Poetry and War

OK, so projects such as Poets Against the War and Voices in Wartime are pretty good ideas. They tout such noble themes, ponder such meaningful quiestions like “The terrible beauty of the poetry is our guide, leading us to the deeper questions of the origins of war is it innate in human beings? Do the warlike societies succeed? What is the human experience of war? Can art illuminate politics? And, in turn, can the grim realities of war teach us about the delicate and important role of poetry?”

But there is a different point to be made here. How many poets REALLY give a damn about anything but their poetry? How much attention to events that do not directly affect their me-o-centric, angst-driven, destined to die young-and-leave-a-good-looking-corpse fueled by the twin beacons of Sylvia Plath and Dylan Thomas lives do they really pay? Sure, there are specific poets that when called upon to address a certain political issue gladly push pen to paper and come up with something that can be used to further a campaign speech or lengthen lines at a booksigning.

But where, pray tell, were all these poets BEFORE 9/11? What were they using their sprawling notebooks of pseudo-verse to accomplish, other than blocking the landlord’s passkey by laying them against the door, or bartering a few odd lines in exchange for a double espresso? The question I’d like to ask, rather than the mawing query quoted above is this: do we have no sense of history because we have no poetry, or do we have no poetry because we have no sense of history? Or even, do we have no history because we have no sense of poetry, or do we have no sense of poetry because we have no history?

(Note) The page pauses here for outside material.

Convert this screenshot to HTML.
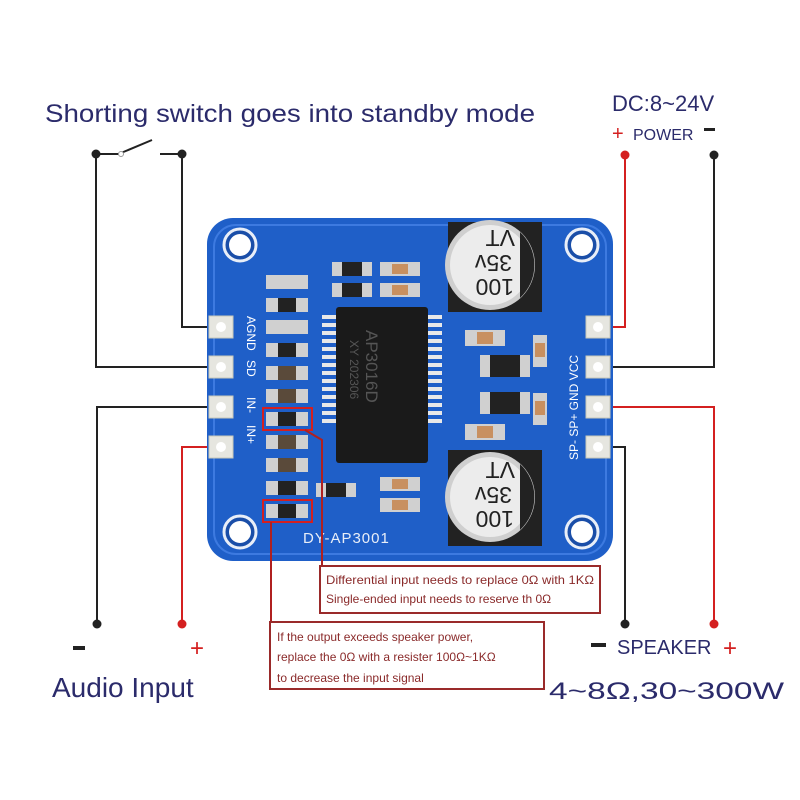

How many poets fill copious overpriced Moleskin notebooks with their innermost, dankest most feral intuition on the dangers of their own all-to-human failings, but reject as inapplicable the advice given to young guitarists — if you want to play like Eric Clapton, don’t listen to Eric Clapton, listen to who Eric learned from — BB, Otis Rush, Freddie King, Robert Johnson — and rather than seek for their pop icon poet’s sources, seek to emulate only the most recent iteration of over-hyped style and end up as poor, weak, undisciplined and sloppy hacks who don’t even have the imagination to imagine their own potential?

How many poets, I wonder, who channeled the inner turmoil of their apathy and the nation’s sleepwalking into projects like those mentioned above, have ever written, not about the War on Terror, but the War on The Things That Make Terrorism Seem Like The Only Option?

Where in this feeble, grasping, quip-throwing, cliche-burning circle of “Show, Don’t Tell” has anyone bothered to change their own reality?
There is a commercial on television lately that really makes me mad. If only because it is so truthful in the message in conveys about the current situation — ostensibly about politics, but ABSOLUTELY pertinent to the arts. To any artist — or to anyone who even thinks about themselves as an artist (or writer, or painter, or what have you, bearing in mind that the most true definition of a REAL POET is a writer with a day job). The commercial goes like this:

A bunch of people are in a communal lockerroom. A faucet is running. People look at it running, comment on how horrible it is, look askance at the flowing tap, shrug their shoulders. They do nothing. Then, in the midst of the milling crowd surrounding the offending faucet, a person enters, calmly, and in a quick motion turns off the tap, then goes about their business. The complaining, wondering, apathetic, bitching, kvetching, confused, and otherwise useless masses are amazed.

Of course, the commercial is about voting.

But it is really about ART. Like the grunge movement, which was obviously very able to acutely document the evil, dark, and wrongness that everyone with half a brain could begin to grok, but obviously unable to come to any kind of consensus (collectively or individually) on how to proceed to solve that wrongness, the arts are a self-aggrandizing, self-promoting, self-serving, self-absorbed pursuit of self-pleasure.

No wonder we have no FUCKING culture. We’ve been satisfied with canned tuna — Andy Warhol, Britney Spears, Thomas Kincaide, Jessica Simpson, Rock Hudson, Doris Day, Wham, Madonna, wow the list goes on — for so long that not only can we not fish, but we don’t know anyone still alive whose willing to teach us how.

Bah. Enough ranting. Go to sleep now, John.